You are my long lost love of my curious fate, like seasons we hibernate and awake in the spring. The animosity I retain from Prolonged stillness, I only want everything to cultivate into something radiant. These Seasons come and I only wish the spring may never leave, as our love like a beautiful rose wilting to the near sensation of this arctic shadow. As tepid Things may be……Angie My Dear… I Love you
Angel Erivez Jr


Best Answer - Chosen by Asker: Angie My dear

You are my long lost love of my curious fate, like seasons we hibernate and awake in the spring. The animosity I retain from Prolonged stillness, I only want everything to cultivate into something radiant. These Seasons come and I only wish the spring may never leave, as our love like a beautiful rose wilting to the near sensation of this arctic shadow. As tepid Things may be……Angie My Dear… I Love you
Angel Erivez Jr

if u didn't say that it was a poem, i would have thought that it was like a love letter or writing about a crush. howeves, it is a very great poems. u might be a famous poet one day. keep it up!!!

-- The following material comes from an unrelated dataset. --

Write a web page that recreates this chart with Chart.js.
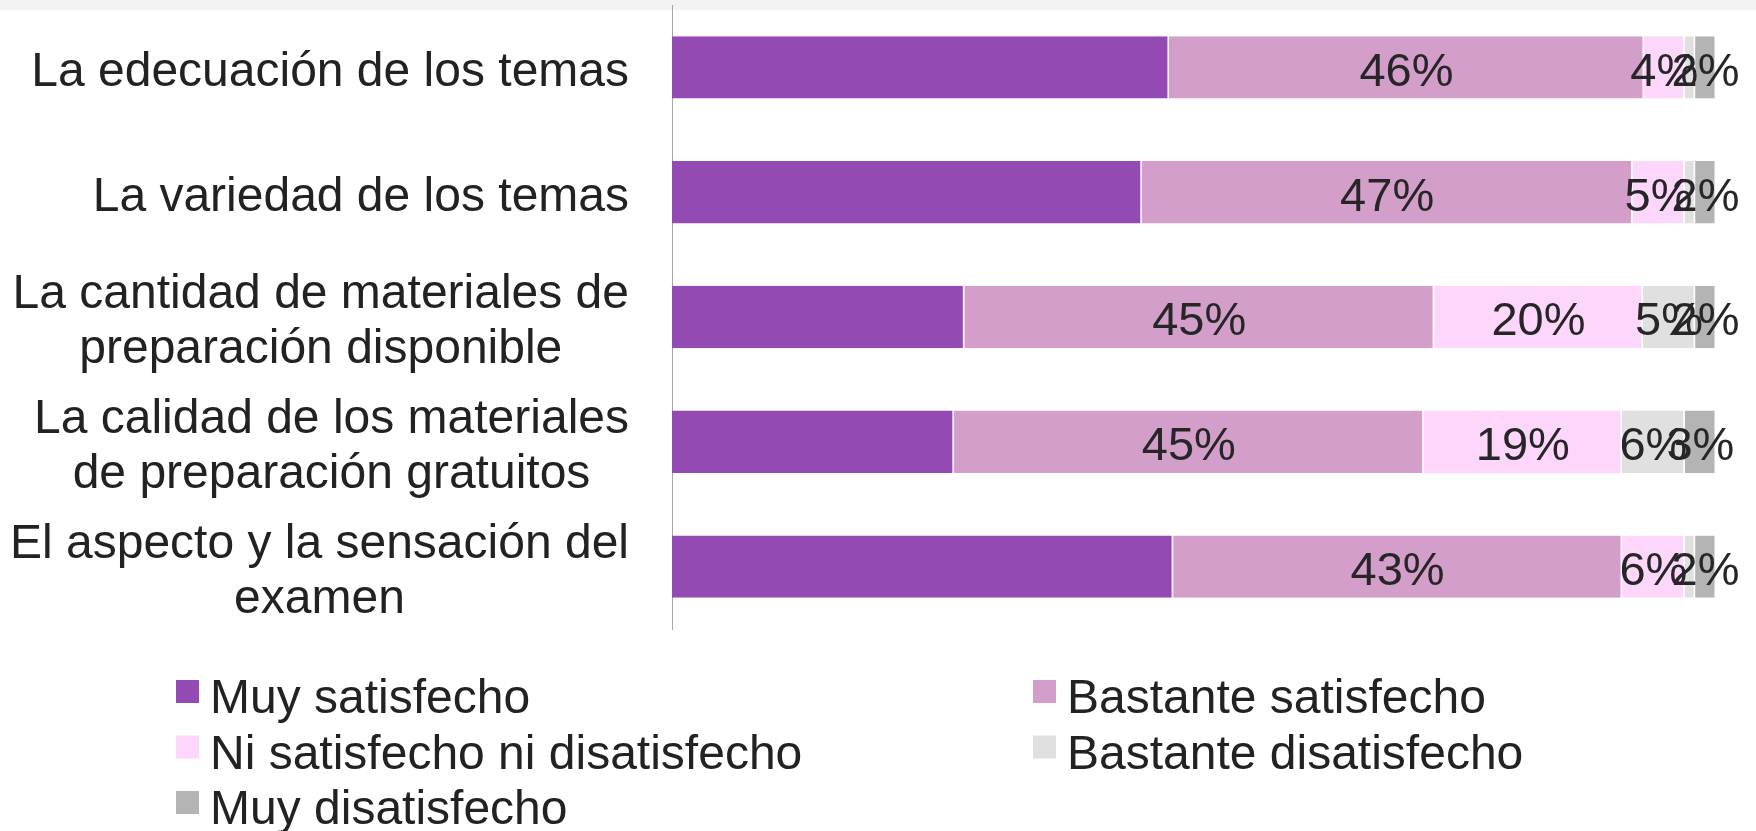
<!DOCTYPE html>
<html>
<head>
<meta charset="utf-8">
<script src="https://cdn.jsdelivr.net/npm/chart.js@4/dist/chart.umd.min.js"></script>
<style>
  html, body { margin: 0; padding: 0; background: #ffffff; }
  #wrap { position: relative; width: 1756px; height: 831px; }
</style>
</head>
<body>
<div id="wrap"><canvas id="c"></canvas></div>
<script>
const categories = [
  "La edecuación de los temas",
  "La variedad de los temas",
  ["La cantidad de materiales de", "preparación disponible"],
  ["La calidad de los materiales", "de preparación gratuitos"],
  ["El aspecto y la sensación del", "examen"]
];
const seriesNames = [
  "Muy satisfecho",
  "Bastante satisfecho",
  "Ni satisfecho ni disatisfecho",
  "Bastante disatisfecho",
  "Muy disatisfecho"
];
const muySatisfecho      = [47.6, 45, 28, 27, 48];
const bastanteSatisfecho = [45.5, 47, 45, 45, 43];
const niSatisfecho       = [3.9, 5, 20, 19, 6];
const bastanteDis        = [1, 1, 5, 6, 1];
const muyDis             = [2, 2, 2, 3, 2];
const seriesColors = ["#934bb3", "#d49ecb", "#fdd6fc", "#e0e0e0", "#b4b4b4"];

const FONT = '"Liberation Sans", Arial, sans-serif';
const TEXT_SIZE = 48;
const VALUE_SIZE = 47;

const seriesValues = [muySatisfecho, bastanteSatisfecho, niSatisfecho, bastanteDis, muyDis];

const customPlugin = {
  id: 'custom',
  beforeDraw(chart) {
    const ctx = chart.ctx;
    ctx.save();
    ctx.fillStyle = '#f4f2f3';
    ctx.fillRect(0, 0, chart.width, 10);
    ctx.restore();
  },
  afterDraw(chart) {
    const ctx = chart.ctx;
    const yScale = chart.scales.y;
    ctx.save();
    // category labels: block right-aligned, lines centered
    ctx.font = TEXT_SIZE + 'px ' + FONT;
    ctx.fillStyle = '#222222';
    const labelRight = yScale.right - 43;
    const lh = 55;
    chart.data.labels.forEach((lab, i) => {
      const lines = Array.isArray(lab) ? lab : [lab];
      const w = Math.max(...lines.map(l => ctx.measureText(l).width));
      const cx = labelRight - w / 2;
      const y = yScale.getPixelForTick(i) + 5.3;
      ctx.textAlign = 'center';
      ctx.textBaseline = 'middle';
      lines.forEach((l, j) => {
        ctx.fillText(l, cx, y + (j - (lines.length - 1) / 2) * lh);
      });
    });
    // data labels (all but first series; tiny segments unlabeled)
    ctx.font = VALUE_SIZE + 'px ' + FONT;
    ctx.fillStyle = '#262626';
    ctx.textAlign = 'center';
    ctx.textBaseline = 'middle';
    chart.data.datasets.forEach((ds, di) => {
      if (di === 0) return;
      const meta = chart.getDatasetMeta(di);
      meta.data.forEach((bar, i) => {
        const v = ds.data[i];
        if (v < 1.5) return;
        const x = (bar.x + bar.base) / 2;
        ctx.fillText(Math.round(v) + '%', x, bar.y + 5.5);
      });
    });
    // legend: two columns
    ctx.font = TEXT_SIZE + 'px ' + FONT;
    const cols = [176, 1033];
    const rows = [713, 768.5, 824];
    ctx.textAlign = 'left';
    ctx.textBaseline = 'alphabetic';
    chart.data.datasets.forEach((ds, di) => {
      const col = di % 2, row = Math.floor(di / 2);
      const bx = cols[col], by = rows[row];
      ctx.fillStyle = ds.backgroundColor;
      ctx.fillRect(bx, by - 33, 23, 23);
      ctx.fillStyle = '#222222';
      ctx.fillText(ds.label, bx + 34, by);
    });
    ctx.restore();
  }
};

new Chart(document.getElementById('c'), {
  type: 'bar',
  data: {
    labels: categories,
    datasets: seriesNames.map((name, k) => ({
      label: name,
      data: seriesValues[k],
      backgroundColor: seriesColors[k],
      borderColor: '#ffffff',
      borderWidth: { left: 0, right: 1.5, top: 0, bottom: 0 },
      borderSkipped: false,
      categoryPercentage: 1,
      barPercentage: 0.5
    }))
  },
  options: {
    indexAxis: 'y',
    responsive: true,
    maintainAspectRatio: false,
    animation: false,
    layout: { padding: { left: 0, right: 40, top: 5, bottom: 202 } },
    plugins: { legend: { display: false }, tooltip: { enabled: false } },
    scales: {
      x: { stacked: true, min: 0, max: 100, display: false },
      y: {
        stacked: true,
        offset: true,
        grid: { display: false },
        border: { display: true, color: '#a6a6a6', width: 1 },
        ticks: { display: false },
        afterFit(scale) { scale.width = 672; }
      }
    }
  },
  plugins: [customPlugin]
});
</script>
</body>
</html>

It sounds more like a love letter to me.
Nice work:)

It's a good poem. It's just needing a meter change and I've been told how to change the meter on my own poetry. So I've got to thinking and come up with how to change the meter.
It reads like a letter more then a poem really. I think you have some good ideas going here so just work with it.

good poem

Some of the words do not go good together as in the line when u used radiant. when u used that word it seemed to go off the flow of the poem. Nvm. .....just that 1 i thought there was anotherone. It's a great poem.

I would give it a 8.5 or 9 out of 10.

very good

Try to first put the words into lines and stanzas. Then work on your word choices. Hibernate is only associated with winter, not seasons. Animosity is hatred against someone. I do not know what you mean by curious fate. An example with some editing:

You, my long lost love, my fate
apart we've been, asleep
stillness tears at me, unrelenting
your radiance, so far away

Work on it and have people help you edit. I am sure she will be pleased with the end result. P.S. do not forget the white rose!

Right now it's prose, poetry, even free form, has some sort of structure to divide it from prose. If not, my response to you could be classed as poetry.

Additionally, random capitalization doesn't lend anything to poetry. Capitalize items that should be capitalized, proper names, or emotions and places you are making characters in your work.

Lastly, ellipses are " . . ." only. adding additional dots does not indicate a longer pause, only a lack of knowledge on how to use an ellipse.